STATED PROBLEM: Write out the material exactly, without any of its pictures.

DATA:
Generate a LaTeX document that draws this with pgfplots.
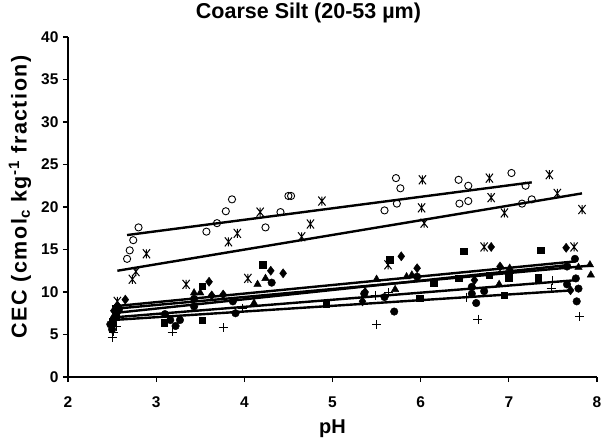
\documentclass[border=0pt]{standalone}
\usepackage{pgfplots}
\pgfplotsset{compat=1.18}
\usepackage{fontspec}
\setmainfont{Liberation Sans}
\pgfdeclareplotmark{xast}{%
  \pgfpathmoveto{\pgfqpoint{-0.8\pgfplotmarksize}{-\pgfplotmarksize}}%
  \pgfpathlineto{\pgfqpoint{0.8\pgfplotmarksize}{\pgfplotmarksize}}%
  \pgfpathmoveto{\pgfqpoint{-0.8\pgfplotmarksize}{\pgfplotmarksize}}%
  \pgfpathlineto{\pgfqpoint{0.8\pgfplotmarksize}{-\pgfplotmarksize}}%
  \pgfpathmoveto{\pgfqpoint{0pt}{-\pgfplotmarksize}}%
  \pgfpathlineto{\pgfqpoint{0pt}{\pgfplotmarksize}}%
  \pgfusepathqstroke}
\begin{document}
\begin{tikzpicture}
\begin{axis}[
  scale only axis, width=529pt, height=340pt,
  xmin=2, xmax=8, ymin=0, ymax=40,
  axis lines=left, axis line style={-, line width=1.6pt},
  xtick={2,3,...,8}, ytick={0,5,...,40},
  tick align=outside, major tick length=5pt,
  tick style={line width=1.2pt, black},
  /pgf/number format/assume math mode=true,
  ticklabel style={font=\fontsize{15.5}{17}\selectfont\bfseries},
  xticklabel style={yshift=-11pt},
  yticklabel style={xshift=-1pt},
  title={\bfseries Coarse Silt (20-53 µm)},
  title style={font=\fontsize{21.5}{23}\selectfont, at={(axis description cs:0.5,1)}, anchor=center, yshift=18pt, xshift=-24pt},
  xlabel={\bfseries pH},
  xlabel style={font=\fontsize{20}{22}\selectfont, at={(axis description cs:0.5,0)}, anchor=center, yshift=-52pt},
  ylabel={\bfseries\addfontfeature{LetterSpace=7}CEC (cmol\textsubscript{c} kg\textsuperscript{-1} fraction)},
  ylabel style={font=\fontsize{21.5}{23}\selectfont, at={(axis description cs:-0.0907,0.53)}, anchor=center},
  clip=false,
]
% open circles
\addplot[only marks, mark=o, mark size=3.6pt, mark options={line width=0.9pt}] coordinates {
(2.67,13.9)(2.70,14.9)(2.74,16.1)(2.80,17.6)(3.57,17.1)(3.69,18.1)(3.79,19.5)(3.86,20.9)
(4.24,17.6)(4.41,19.4)(4.50,21.3)(4.53,21.3)(5.59,19.6)(5.73,20.4)(5.72,23.4)(5.77,22.2)
(6.43,23.2)(6.54,22.5)(6.44,20.4)(6.54,20.7)(7.03,24.0)(7.19,22.5)(7.15,20.4)(7.26,20.9)};
% asterisks
\addplot[only marks, mark=xast, mark size=4.5pt, mark options={line width=1pt}] coordinates {
(2.56,8.9)(2.73,11.5)(2.77,12.4)(2.89,14.5)(3.34,10.9)(3.82,15.9)(3.92,16.9)(4.04,11.6)
(4.18,19.4)(4.65,16.5)(4.75,18.0)(4.88,20.7)(5.63,13.2)(6.02,23.2)(6.01,19.9)(6.04,18.1)
(6.72,15.3)(6.78,23.4)(6.80,21.1)(6.95,19.3)(7.46,23.8)(7.55,21.6)(7.74,15.3)(7.83,19.7)};
% squares
\addplot[only marks, mark=square*, mark size=3.2pt] coordinates {
(2.50,6.5)(2.55,7.3)(3.09,6.4)(3.52,10.7)(3.52,6.7)(4.21,13.2)(4.93,8.6)(5.65,13.8)
(5.99,9.3)(6.15,11.1)(6.43,11.6)(6.49,14.8)(6.78,12.0)(6.95,9.6)(7.00,11.7)(7.33,11.7)(7.36,14.9)};
% diamonds
\addplot[only marks, mark=diamond*, mark size=4.6pt] coordinates {
(2.52,7.8)(2.56,8.4)(2.65,9.1)(3.60,11.2)(3.63,9.6)(3.76,9.7)(4.30,12.5)(4.44,12.2)
(5.34,8.9)(5.37,10.0)(5.78,14.2)(5.96,12.8)(6.61,11.4)(6.80,15.3)(6.90,13.0)(7.65,15.2)(7.70,10.2)};
% triangles
\addplot[only marks, mark=triangle*, mark size=4.3pt] coordinates {
(2.52,7.2)(2.56,8.1)(3.43,9.9)(3.50,9.9)(4.11,8.7)(4.15,10.9)(4.24,11.6)(5.50,11.5)
(5.71,10.3)(5.84,11.8)(5.90,12.0)(6.89,10.9)(7.01,12.8)(7.79,12.9)(7.92,13.2)(7.93,12.0)};
% filled circles
\addplot[only marks, mark=*, mark size=3.8pt] coordinates {
(2.48,6.2)(2.50,5.6)(2.52,6.8)(2.55,7.5)(2.58,8.0)(3.10,7.4)(3.16,6.7)(3.22,6.0)(3.27,6.7)
(3.43,8.3)(3.43,9.2)(3.87,8.9)(3.90,7.5)(4.31,11.1)(5.36,9.8)(5.59,9.4)(5.70,7.7)(5.96,11.8)
(6.58,10.6)(6.58,9.8)(6.63,8.7)(6.72,10.1)(7.66,13.0)(7.75,13.9)(7.76,11.6)(7.66,10.9)(7.79,10.4)(7.77,8.9)};
% plus
\addplot[only marks, mark=+, mark size=4.5pt, mark options={line width=0.9pt}] coordinates {
(2.50,4.7)(2.52,5.3)(2.55,6.0)(3.18,5.3)(3.76,5.8)(3.98,8.1)(5.49,9.6)(5.50,6.2)(5.64,9.9)
(6.52,9.4)(6.65,6.8)(7.48,10.4)(7.50,11.3)(7.80,7.1)};
% trend lines
\addplot[black, line width=2.4pt] coordinates {(2.67,16.7)(7.26,22.9)};
\addplot[black, line width=2.4pt] coordinates {(2.56,12.5)(7.83,21.6)};
\addplot[black, line width=2.4pt] coordinates {(2.50,8.3)(7.75,13.6)};
\addplot[black, line width=2.4pt] coordinates {(2.50,8.0)(7.92,13.1)};
\addplot[black, line width=2.4pt] coordinates {(2.50,7.5)(7.70,13.2)};
\addplot[black, line width=2.4pt] coordinates {(2.50,7.0)(7.77,11.4)};
\addplot[black, line width=2.4pt] coordinates {(2.50,6.7)(7.73,10.2)};
\end{axis}
\pgfresetboundingbox
\path[use as bounding box] (-68pt,-65pt) rectangle (534pt,377pt);
\end{tikzpicture}
\end{document}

TASK RESULT:
Generate a LaTeX document that draws this with pgfplots.
\documentclass[border=0pt]{standalone}
\usepackage{pgfplots}
\pgfplotsset{compat=1.18}
\usepackage{fontspec}
\setmainfont{Liberation Sans}
\pgfdeclareplotmark{xast}{%
  \pgfpathmoveto{\pgfqpoint{-0.8\pgfplotmarksize}{-\pgfplotmarksize}}%
  \pgfpathlineto{\pgfqpoint{0.8\pgfplotmarksize}{\pgfplotmarksize}}%
  \pgfpathmoveto{\pgfqpoint{-0.8\pgfplotmarksize}{\pgfplotmarksize}}%
  \pgfpathlineto{\pgfqpoint{0.8\pgfplotmarksize}{-\pgfplotmarksize}}%
  \pgfpathmoveto{\pgfqpoint{0pt}{-\pgfplotmarksize}}%
  \pgfpathlineto{\pgfqpoint{0pt}{\pgfplotmarksize}}%
  \pgfusepathqstroke}
\begin{document}
\begin{tikzpicture}
\begin{axis}[
  scale only axis, width=529pt, height=340pt,
  xmin=2, xmax=8, ymin=0, ymax=40,
  axis lines=left, axis line style={-, line width=1.6pt},
  xtick={2,3,...,8}, ytick={0,5,...,40},
  tick align=outside, major tick length=5pt,
  tick style={line width=1.2pt, black},
  /pgf/number format/assume math mode=true,
  ticklabel style={font=\fontsize{15.5}{17}\selectfont\bfseries},
  xticklabel style={yshift=-11pt},
  yticklabel style={xshift=-1pt},
  title={\bfseries Coarse Silt (20-53 µm)},
  title style={font=\fontsize{21.5}{23}\selectfont, at={(axis description cs:0.5,1)}, anchor=center, yshift=18pt, xshift=-24pt},
  xlabel={\bfseries pH},
  xlabel style={font=\fontsize{20}{22}\selectfont, at={(axis description cs:0.5,0)}, anchor=center, yshift=-52pt},
  ylabel={\bfseries\addfontfeature{LetterSpace=7}CEC (cmol\textsubscript{c} kg\textsuperscript{-1} fraction)},
  ylabel style={font=\fontsize{21.5}{23}\selectfont, at={(axis description cs:-0.0907,0.53)}, anchor=center},
  clip=false,
]
% open circles
\addplot[only marks, mark=o, mark size=3.6pt, mark options={line width=0.9pt}] coordinates {
(2.67,13.9)(2.70,14.9)(2.74,16.1)(2.80,17.6)(3.57,17.1)(3.69,18.1)(3.79,19.5)(3.86,20.9)
(4.24,17.6)(4.41,19.4)(4.50,21.3)(4.53,21.3)(5.59,19.6)(5.73,20.4)(5.72,23.4)(5.77,22.2)
(6.43,23.2)(6.54,22.5)(6.44,20.4)(6.54,20.7)(7.03,24.0)(7.19,22.5)(7.15,20.4)(7.26,20.9)};
% asterisks
\addplot[only marks, mark=xast, mark size=4.5pt, mark options={line width=1pt}] coordinates {
(2.56,8.9)(2.73,11.5)(2.77,12.4)(2.89,14.5)(3.34,10.9)(3.82,15.9)(3.92,16.9)(4.04,11.6)
(4.18,19.4)(4.65,16.5)(4.75,18.0)(4.88,20.7)(5.63,13.2)(6.02,23.2)(6.01,19.9)(6.04,18.1)
(6.72,15.3)(6.78,23.4)(6.80,21.1)(6.95,19.3)(7.46,23.8)(7.55,21.6)(7.74,15.3)(7.83,19.7)};
% squares
\addplot[only marks, mark=square*, mark size=3.2pt] coordinates {
(2.50,6.5)(2.55,7.3)(3.09,6.4)(3.52,10.7)(3.52,6.7)(4.21,13.2)(4.93,8.6)(5.65,13.8)
(5.99,9.3)(6.15,11.1)(6.43,11.6)(6.49,14.8)(6.78,12.0)(6.95,9.6)(7.00,11.7)(7.33,11.7)(7.36,14.9)};
% diamonds
\addplot[only marks, mark=diamond*, mark size=4.6pt] coordinates {
(2.52,7.8)(2.56,8.4)(2.65,9.1)(3.60,11.2)(3.63,9.6)(3.76,9.7)(4.30,12.5)(4.44,12.2)
(5.34,8.9)(5.37,10.0)(5.78,14.2)(5.96,12.8)(6.61,11.4)(6.80,15.3)(6.90,13.0)(7.65,15.2)(7.70,10.2)};
% triangles
\addplot[only marks, mark=triangle*, mark size=4.3pt] coordinates {
(2.52,7.2)(2.56,8.1)(3.43,9.9)(3.50,9.9)(4.11,8.7)(4.15,10.9)(4.24,11.6)(5.50,11.5)
(5.71,10.3)(5.84,11.8)(5.90,12.0)(6.89,10.9)(7.01,12.8)(7.79,12.9)(7.92,13.2)(7.93,12.0)};
% filled circles
\addplot[only marks, mark=*, mark size=3.8pt] coordinates {
(2.48,6.2)(2.50,5.6)(2.52,6.8)(2.55,7.5)(2.58,8.0)(3.10,7.4)(3.16,6.7)(3.22,6.0)(3.27,6.7)
(3.43,8.3)(3.43,9.2)(3.87,8.9)(3.90,7.5)(4.31,11.1)(5.36,9.8)(5.59,9.4)(5.70,7.7)(5.96,11.8)
(6.58,10.6)(6.58,9.8)(6.63,8.7)(6.72,10.1)(7.66,13.0)(7.75,13.9)(7.76,11.6)(7.66,10.9)(7.79,10.4)(7.77,8.9)};
% plus
\addplot[only marks, mark=+, mark size=4.5pt, mark options={line width=0.9pt}] coordinates {
(2.50,4.7)(2.52,5.3)(2.55,6.0)(3.18,5.3)(3.76,5.8)(3.98,8.1)(5.49,9.6)(5.50,6.2)(5.64,9.9)
(6.52,9.4)(6.65,6.8)(7.48,10.4)(7.50,11.3)(7.80,7.1)};
% trend lines
\addplot[black, line width=2.4pt] coordinates {(2.67,16.7)(7.26,22.9)};
\addplot[black, line width=2.4pt] coordinates {(2.56,12.5)(7.83,21.6)};
\addplot[black, line width=2.4pt] coordinates {(2.50,8.3)(7.75,13.6)};
\addplot[black, line width=2.4pt] coordinates {(2.50,8.0)(7.92,13.1)};
\addplot[black, line width=2.4pt] coordinates {(2.50,7.5)(7.70,13.2)};
\addplot[black, line width=2.4pt] coordinates {(2.50,7.0)(7.77,11.4)};
\addplot[black, line width=2.4pt] coordinates {(2.50,6.7)(7.73,10.2)};
\end{axis}
\pgfresetboundingbox
\path[use as bounding box] (-68pt,-65pt) rectangle (534pt,377pt);
\end{tikzpicture}
\end{document}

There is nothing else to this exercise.